## Start The records

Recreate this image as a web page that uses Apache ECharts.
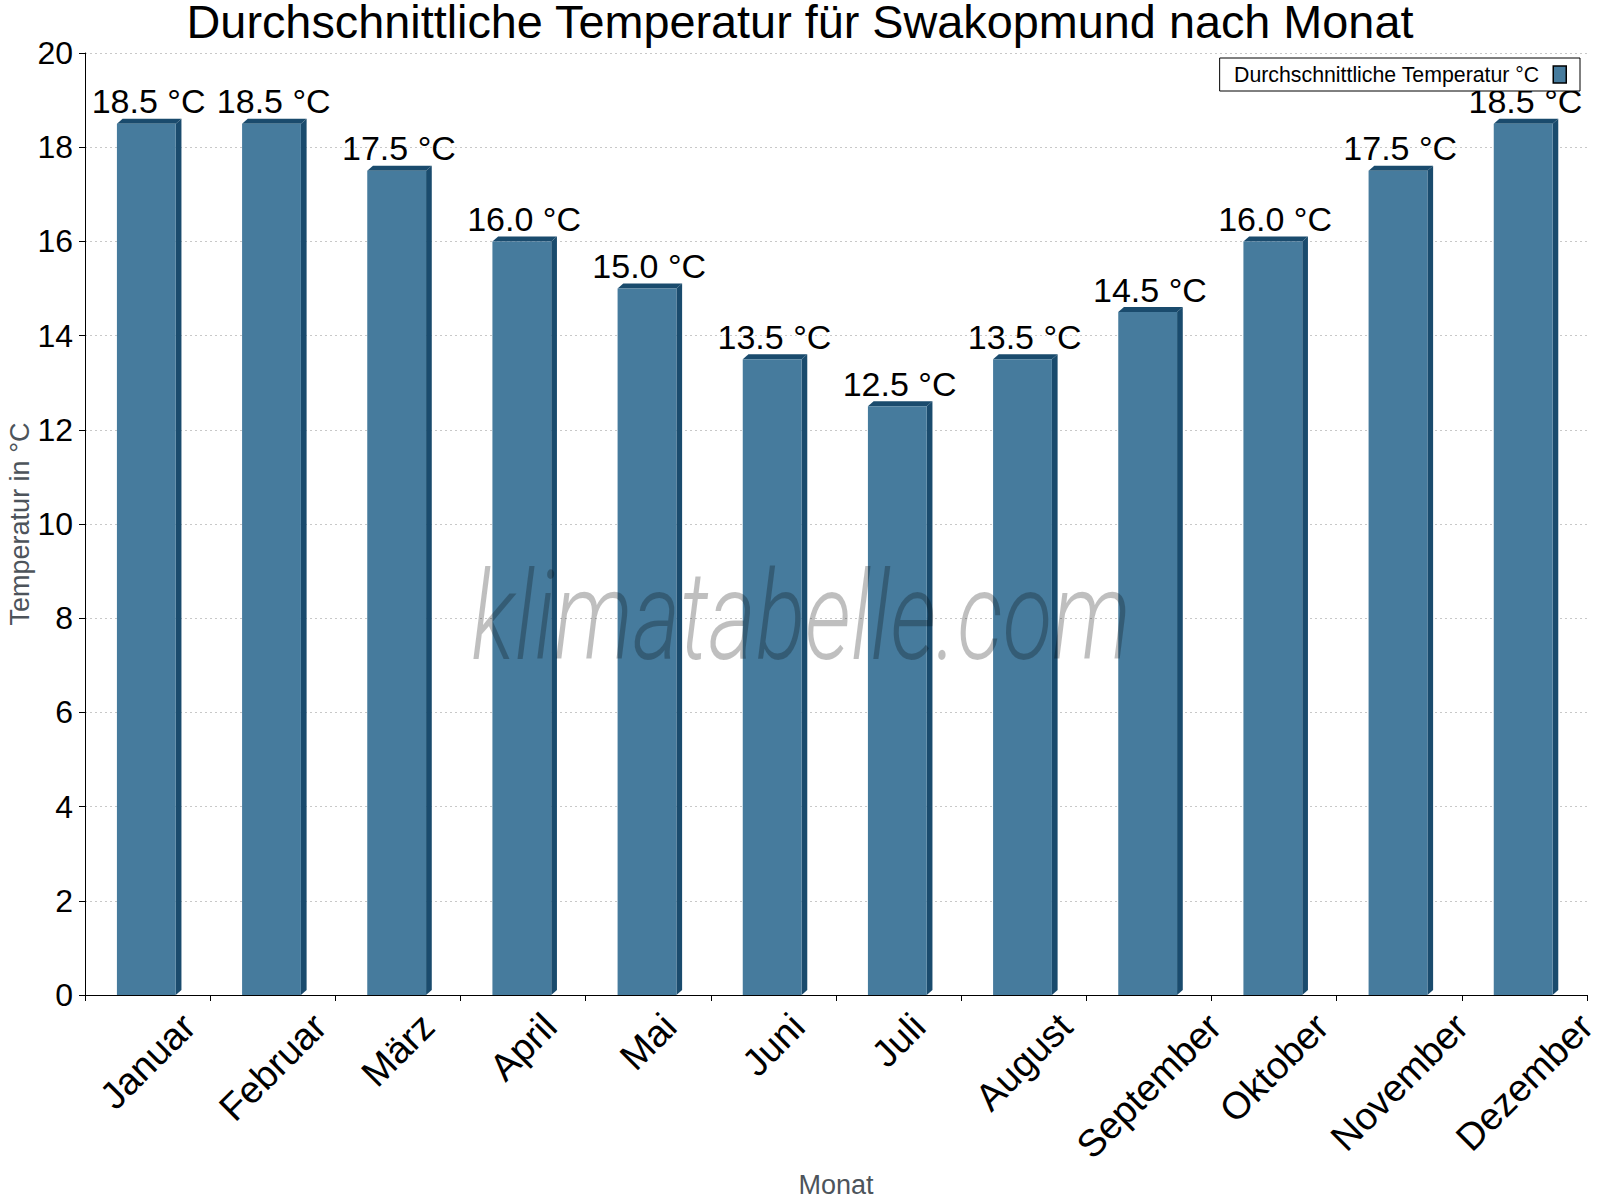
<!DOCTYPE html>
<html>
<head>
<meta charset="utf-8">
<script src="https://cdn.jsdelivr.net/npm/echarts@6/dist/echarts.min.js"></script>
<style>
html,body{margin:0;padding:0;background:#fff;overflow:hidden;}
#chart{width:1600px;height:1200px;}
</style>
</head>
<body>
<div id="chart"></div>
<script>
const categories = ['Januar','Februar','März','April','Mai','Juni','Juli','August','September','Oktober','November','Dezember'];
const temperatures = [18.5,18.5,17.5,16.0,15.0,13.5,12.5,13.5,14.5,16.0,17.5,18.5];
const yTickValues = [0,2,4,6,8,10,12,14,16,18,20];
const seriesName = 'Durchschnittliche Temperatur °C';
const titleText = 'Durchschnittliche Temperatur für Swakopmund nach Monat';
const yAxisTitle = 'Temperatur in °C';
const xAxisTitle = 'Monat';
const watermarkText = 'klimatabelle.com';

const FONT = '"Liberation Sans", Arial, Helvetica, sans-serif';
const FRONT = '#467b9d';
const DARK = '#1a4b6d';
const MONTH_FS = 38;

const measureCtx = document.createElement('canvas').getContext('2d');
measureCtx.font = MONTH_FS + 'px "Liberation Sans", Arial, sans-serif';

const chart = echarts.init(document.getElementById('chart'), null, {renderer: 'svg'});

function renderItem(params, api) {
  const i = api.value(0);
  const v = api.value(1);
  const top = api.coord([i, v]);
  const base = api.coord([i, 0]);
  const band = api.size([1, 0])[0];
  const cx = top[0];
  const fw = band * 0.47;
  const fl = cx - band * 0.245;
  const fr = fl + fw;
  const dx = 5.7, dy = 5;
  const name = categories[i];
  const L = measureCtx.measureText(name).width;
  const yc = base[1] + 15 + (L + 0.75 * MONTH_FS) * 0.3536;
  return {
    type: 'group',
    children: [
      {type: 'polygon', shape: {points: [[fr, top[1]], [fr + dx, top[1] - dy], [fr + dx, base[1] - dy], [fr, base[1]]]}, style: {fill: DARK}},
      {type: 'polygon', shape: {points: [[fl, top[1]], [fl + dx, top[1] - dy], [fr + dx, top[1] - dy], [fr, top[1]]]}, style: {fill: DARK}},
      {type: 'rect', shape: {x: fl, y: top[1], width: fw, height: base[1] - top[1]}, style: {fill: FRONT}},
      {type: 'text', x: cx + 1, y: top[1] - 22.5, style: {text: v.toFixed(1) + ' °C', fontSize: 34, fontFamily: FONT, fill: '#000', align: 'center', verticalAlign: 'middle'}},
      {type: 'text', x: cx, y: yc, rotation: Math.PI / 4, style: {text: name, fontSize: MONTH_FS, fontFamily: FONT, fill: '#000', align: 'center', verticalAlign: 'middle'}}
    ]
  };
}

const option = {
  animation: false,
  backgroundColor: '#fff',
  title: {
    text: titleText,
    left: 'center',
    top: 1,
    padding: 0,
    textStyle: {fontSize: 46.8, lineHeight: 42, fontWeight: 'normal', color: '#000', fontFamily: FONT}
  },
  legend: {
    right: 20,
    top: 58,
    align: 'right',
    data: [{name: seriesName, icon: 'rect', itemStyle: {color: FRONT, borderColor: '#000', borderWidth: 1.5}}],
    itemWidth: 13,
    itemHeight: 17,
    textStyle: {fontSize: 21.3, color: '#000', fontFamily: FONT, padding: [0, 9, 0, 0]},
    borderColor: '#000',
    borderWidth: 1,
    borderRadius: 0,
    padding: [6, 13, 6, 14],
    backgroundColor: '#fff'
  },
  grid: {left: 85, right: 13, top: 53, bottom: 205, containLabel: false, outerBoundsMode: 'none'},
  xAxis: {
    type: 'category',
    data: categories,
    boundaryGap: true,
    name: xAxisTitle,
    nameLocation: 'middle',
    nameGap: 176,
    nameMoveOverlap: false,
    nameTextStyle: {fontSize: 27, color: '#4d545b', fontFamily: FONT},
    axisLine: {show: true, lineStyle: {color: '#000', width: 1}},
    axisTick: {show: true, interval: 0, length: 6, lineStyle: {color: '#000'}},
    axisLabel: {show: false},
    splitLine: {show: false}
  },
  yAxis: {
    type: 'value',
    min: yTickValues[0],
    max: yTickValues[yTickValues.length - 1],
    interval: yTickValues[1] - yTickValues[0],
    name: yAxisTitle,
    nameLocation: 'middle',
    nameGap: 52,
    nameMoveOverlap: false,
    nameTextStyle: {fontSize: 27, color: '#4d545b', fontFamily: FONT},
    axisLine: {show: true, lineStyle: {color: '#000', width: 1}},
    axisTick: {show: true, length: 6, lineStyle: {color: '#000'}},
    axisLabel: {fontSize: 32, color: '#000', fontFamily: FONT, margin: 12},
    splitLine: {show: true, lineStyle: {color: '#c8c8c8', type: [2, 3], width: 1}}
  },
  series: [{
    name: seriesName,
    type: 'custom',
    renderItem: renderItem,
    encode: {x: 0, y: 1},
    clip: false,
    itemStyle: {color: FRONT},
    data: temperatures.map((v, i) => [i, v]),
    z: 2
  }],
  graphic: [{
    type: 'text',
    x: 801,
    y: 617,
    scaleX: 0.735,
    z: 100,
    silent: true,
    style: {
      text: watermarkText,
      fontSize: 124,
      fontStyle: 'italic',
      fontWeight: 300,
      fontFamily: 'Roboto, "Open Sans", sans-serif',
      fill: 'rgba(0,0,0,0.25)',
      align: 'center',
      verticalAlign: 'middle'
    }
  }]
};
chart.setOption(option);
</script>
</body>
</html>
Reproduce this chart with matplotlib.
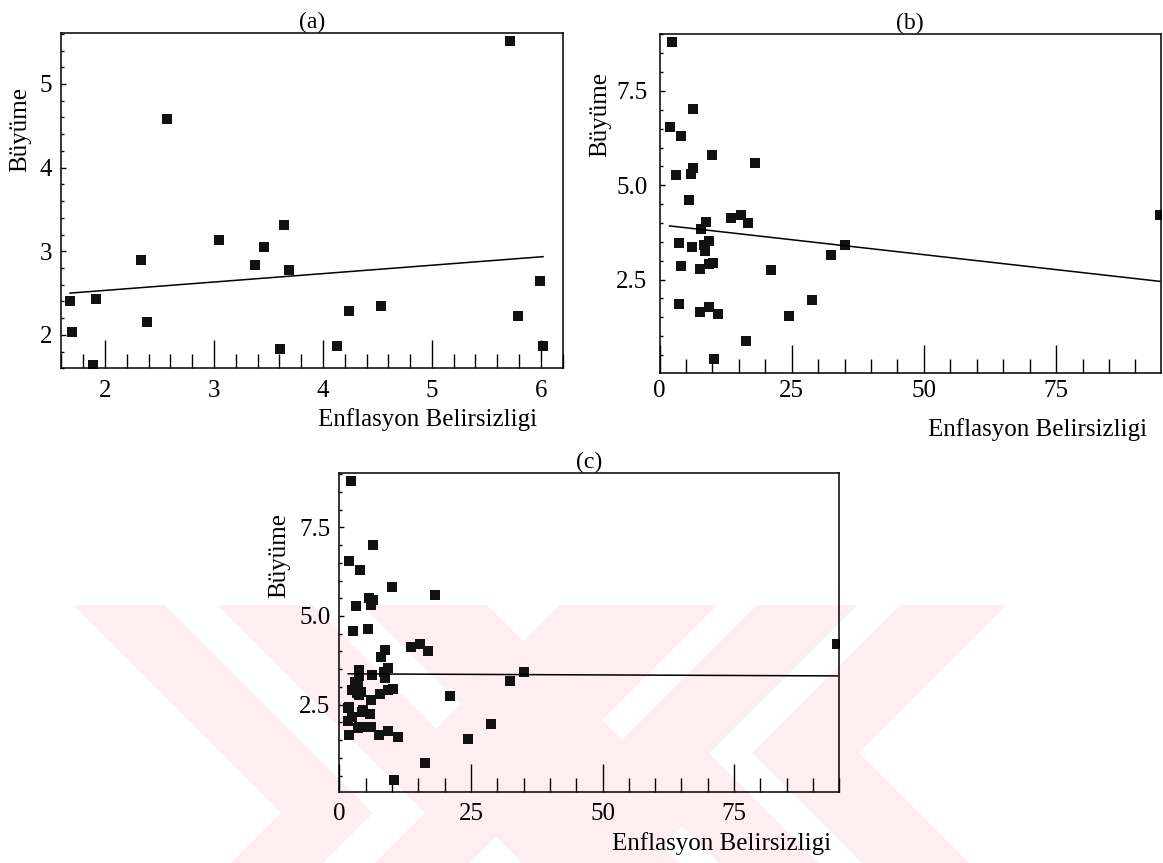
import numpy as np
import matplotlib.pyplot as plt
from matplotlib.patches import Polygon
from matplotlib.ticker import MultipleLocator

plt.rcParams['font.family'] = ['Liberation Serif', 'DejaVu Serif']

# (a) sample
a_x = [1.68, 1.70, 1.89, 1.92, 2.33, 2.39, 2.57, 3.05, 3.38, 3.46,
       3.64, 3.69, 3.61, 4.13, 4.24, 4.53, 5.72, 5.79, 5.99, 6.02]
a_y = [2.41, 2.03, 1.64, 2.43, 2.90, 2.15, 4.58, 3.14, 2.83, 3.05,
       3.31, 2.77, 1.83, 1.87, 2.28, 2.35, 5.51, 2.23, 2.64, 1.87]

# (b) sample
b_x = [2.3, 1.9, 6.4, 4.0, 10.0, 18.1, 3.2, 6.0, 6.4, 5.5,
       13.6, 15.4, 16.8, 8.7, 7.9, 3.7, 6.2, 8.4, 9.3, 8.6,
       35.0, 32.4, 4.1, 7.7, 9.3, 10.2, 21.0, 28.9, 3.7, 7.6,
       9.3, 11.1, 24.4, 16.3, 10.3, 94.6]
b_y = [8.80, 6.55, 7.01, 6.30, 5.81, 5.60, 5.27, 5.31, 5.46, 4.62,
       4.12, 4.20, 4.00, 4.03, 3.83, 3.47, 3.35, 3.41, 3.52, 3.26,
       3.41, 3.16, 2.85, 2.79, 2.90, 2.95, 2.75, 1.95, 1.86, 1.64,
       1.76, 1.60, 1.54, 0.87, 0.39, 4.20]

# (c) is both samples together
c_x = a_x + b_x
c_y = a_y + b_y

xlabel = 'Enflasyon Belirsizligi'
ylabel = 'Büyüme'

W, H = 1163, 863
fig = plt.figure(figsize=(W / 100, H / 100), dpi=100)

# faint pink watermark in the lower half (pixel coordinates)
bg = fig.add_axes([0, 0, 1, 1], zorder=-5)
bg.set_xlim(0, W)
bg.set_ylim(H, 0)
bg.axis('off')
pink = '#fdeef1'
y0, y1 = 605, 863


def right_chev(x_top, w, yc):
    xa = x_top + (yc - y0)
    return [(x_top, y0), (x_top + w, y0), (xa + w, yc),
            (xa + w - (y1 - yc), y1), (xa - (y1 - yc), y1), (xa, yc)]


def left_chev(x_top, w, yc):
    xa = x_top - (yc - y0)
    return [(x_top, y0), (x_top + w, y0), (xa + w, yc),
            (xa + w + (y1 - yc), y1), (xa + (y1 - yc), y1), (xa, yc)]


for xt, w in [(73, 92), (217, 95), (362, 125)]:
    bg.add_patch(Polygon(right_chev(xt, w, 813), closed=True, color=pink, lw=0))
for xt, w in [(560, 157), (757, 100), (900, 107)]:
    bg.add_patch(Polygon(left_chev(xt, w, 753), closed=True, color=pink, lw=0))

fs = 18


def panel(rect, xs, ys, title, xlim, ylim, xmaj, xmin_, ymaj, ymin_,
          xpad, ypad, ylab_pos, xlab_pos):
    ax = fig.add_axes(rect)
    ax.set_facecolor('none')
    ax.plot(xs, ys, 's', color='#111111', ms=7.5, mew=0)
    k, b = np.polyfit(xs, ys, 1)
    lx = np.array([min(xs), max(xs)])
    ax.plot(lx, k * lx + b, color='black', lw=1.1)
    ax.set_xlim(*xlim)
    ax.set_ylim(*ylim)
    ax.xaxis.set_major_locator(MultipleLocator(xmaj))
    ax.xaxis.set_minor_locator(MultipleLocator(xmin_))
    ax.yaxis.set_major_locator(MultipleLocator(ymaj))
    ax.yaxis.set_minor_locator(MultipleLocator(ymin_))
    ax.tick_params(axis='x', which='major', direction='in', length=20,
                   width=1.0, pad=xpad, labelsize=fs)
    ax.tick_params(axis='x', which='minor', direction='in', length=10, width=1.0)
    ax.tick_params(axis='y', which='major', direction='in', length=3.5,
                   width=1.0, pad=ypad, labelsize=fs)
    ax.tick_params(axis='y', which='minor', direction='in', length=2.5, width=1.0)
    for s in ax.spines.values():
        s.set_linewidth(1.1)
    ax.set_title(title, fontsize=17, pad=2)
    ax.text(*ylab_pos, ylabel, transform=ax.transAxes, rotation=90,
            ha='center', va='center', fontsize=fs)
    ax.text(*xlab_pos, xlabel, transform=ax.transAxes,
            ha='center', va='center', fontsize=fs)
    return ax


panel([0.0528, 0.5732, 0.4310, 0.3882], a_x, a_y, '(a)',
      (1.6, 6.2), (1.6, 5.606), 1, 0.2, 1, 0.2, 8.6, 6.5,
      (-0.083, 0.714), (0.731, -0.154))
panel([0.5671, 0.5681, 0.4310, 0.3921], b_x, b_y, '(b)',
      (0, 94.8), (0.03, 9.0), 25, 5, 2.5, 0.5, 5.3, 8.6,
      (-0.119, 0.762), (0.755, -0.169))
panel([0.2918, 0.0819, 0.4299, 0.3696], c_x, c_y, '(c)',
      (0, 95.0), (0.03, 9.02), 25, 5, 2.5, 0.5, 8.0, 6.5,
      (-0.121, 0.744), (0.765, -0.159))

fig.savefig('out.png', dpi=100)
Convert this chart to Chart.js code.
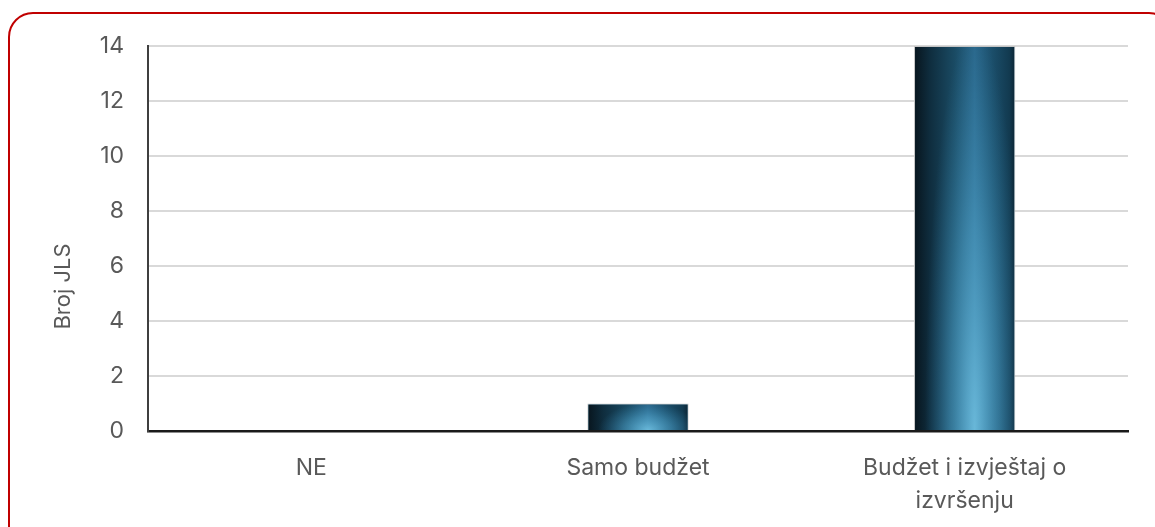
<!DOCTYPE html>
<html>
<head>
<meta charset="utf-8">
<script src="https://cdn.jsdelivr.net/npm/chart.js@4"></script>
<style>
  html, body { margin: 0; padding: 0; background: #fff; overflow: hidden; }
  #wrap { position: relative; width: 1155px; height: 527px; }
  #frame {
    position: absolute; left: 8px; top: 12px; width: 1162px; height: 600px;
    border: 2px solid #c00000; border-radius: 25px; pointer-events: none;
  }
  canvas { position: absolute; left: 0; top: 0; }
</style>
</head>
<body>
<div id="wrap">
  <canvas id="chart" width="1155" height="527"></canvas>
  <div id="frame"></div>
</div>
<script>
const categories = ['NE', 'Samo budžet', ['Budžet i izvještaj o', 'izvršenju']];
const counts = [0, 1, 14];
const yMin = 0, yMax = 14, yStep = 2;
const yTitle = 'Broj JLS';

const textColor = '#595959';
const fontFamily = 'Inter, "Open Sans", sans-serif';

// paints the metallic blue look over each bar, using the bar geometry from chart.js
const barShade = {
    id: 'barShade',
    afterDatasetsDraw(chart) {
        const ctx = chart.ctx;
        chart.getDatasetMeta(0).data.forEach(bar => {
            const p = bar.getProps(['x', 'y', 'base', 'width'], true);
            const h = p.base - p.y;
            if (h <= 1) return;
            const l = p.x - p.width / 2 + 1;
            const w = p.width - 2;
            const top = p.y + 1;
            const hh = h - 1;
            ctx.save();
            ctx.beginPath();
            ctx.rect(l, top, w, hh);
            ctx.clip();
            const g = ctx.createLinearGradient(l, 0, l + w, 0);
            g.addColorStop(0, '#08161f');
            g.addColorStop(0.15, '#0f2d3e');
            g.addColorStop(0.4, '#1a4b64');
            g.addColorStop(0.6, '#29668a');
            g.addColorStop(0.78, '#1b4e6a');
            g.addColorStop(0.95, '#123a50');
            g.addColorStop(1, '#0d2838');
            ctx.fillStyle = g;
            ctx.fillRect(l, top, w, hh);
            // light glow rising from the bottom
            ctx.translate(l + w * 0.6, p.base);
            ctx.scale(w * 0.5, Math.max(hh * 1.05, 20));
            const r = ctx.createRadialGradient(0, 0, 0, 0, 0, 1);
            r.addColorStop(0, 'rgba(95,170,215,0.8)');
            r.addColorStop(0.5, 'rgba(65,140,190,0.45)');
            r.addColorStop(1, 'rgba(40,110,160,0)');
            ctx.globalCompositeOperation = 'screen';
            ctx.fillStyle = r;
            ctx.fillRect(-3, -1.2, 6, 1.2);
            ctx.restore();
        });
    }
};

// y axis title sits a little below the middle of the axis
const axisTitle = {
    id: 'axisTitle',
    afterDraw(chart) {
        const ctx = chart.ctx;
        const a = chart.chartArea;
        ctx.save();
        ctx.translate(a.left - 85, (a.top + a.bottom) / 2 + 48);
        ctx.rotate(-Math.PI / 2);
        ctx.fillStyle = textColor;
        ctx.font = '22px ' + fontFamily;
        ctx.textAlign = 'center';
        ctx.textBaseline = 'middle';
        ctx.fillText(yTitle, 0, 0);
        ctx.restore();
    }
};

new Chart(document.getElementById('chart').getContext('2d'), {
    type: 'bar',
    data: {
        labels: categories,
        datasets: [{
            data: counts,
            backgroundColor: '#1b4d66',
            borderColor: '#c4c4c4',
            borderWidth: 1,
            barPercentage: 0.31,
            categoryPercentage: 1
        }]
    },
    options: {
        responsive: false,
        animation: false,
        layout: { padding: { left: 46, top: 46, right: 27, bottom: 0 } },
        plugins: { legend: { display: false }, tooltip: { enabled: false } },
        scales: {
            x: {
                grid: { display: false },
                border: { color: '#1a1a1a', width: 2.5 },
                ticks: {
                    color: textColor,
                    padding: 12,
                    maxRotation: 0,
                    autoSkip: false,
                    font: { family: fontFamily, size: 23, lineHeight: 1.45 }
                },
                afterFit: s => { s.height = 96; }
            },
            y: {
                min: yMin,
                max: yMax,
                grid: {
                    color: c => c.tick && c.tick.value === 0 ? '#1a1a1a' : '#d9d9d9',
                    lineWidth: 2,
                    drawTicks: false
                },
                border: { color: '#3f3f3f', width: 2 },
                ticks: {
                    stepSize: yStep,
                    color: textColor,
                    padding: 24,
                    font: { family: fontFamily, size: 23 }
                },
                afterFit: s => { s.width = 102; }
            }
        }
    },
    plugins: [barShade, axisTitle]
});
</script>
</body>
</html>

## End The records

**Given task**
From the records above, extract the lines from the one holding "Reproduce this chart with matplotlib." through the one holding "3.31, 2.77, 1.83, 1.87, 2.28, 2.35, 5.51, 2.23, 2.64, 1.87]", word for word; omit the pictures.

**The response**
Reproduce this chart with matplotlib.
import numpy as np
import matplotlib.pyplot as plt
from matplotlib.patches import Polygon
from matplotlib.ticker import MultipleLocator

plt.rcParams['font.family'] = ['Liberation Serif', 'DejaVu Serif']

# (a) sample
a_x = [1.68, 1.70, 1.89, 1.92, 2.33, 2.39, 2.57, 3.05, 3.38, 3.46,
       3.64, 3.69, 3.61, 4.13, 4.24, 4.53, 5.72, 5.79, 5.99, 6.02]
a_y = [2.41, 2.03, 1.64, 2.43, 2.90, 2.15, 4.58, 3.14, 2.83, 3.05,
       3.31, 2.77, 1.83, 1.87, 2.28, 2.35, 5.51, 2.23, 2.64, 1.87]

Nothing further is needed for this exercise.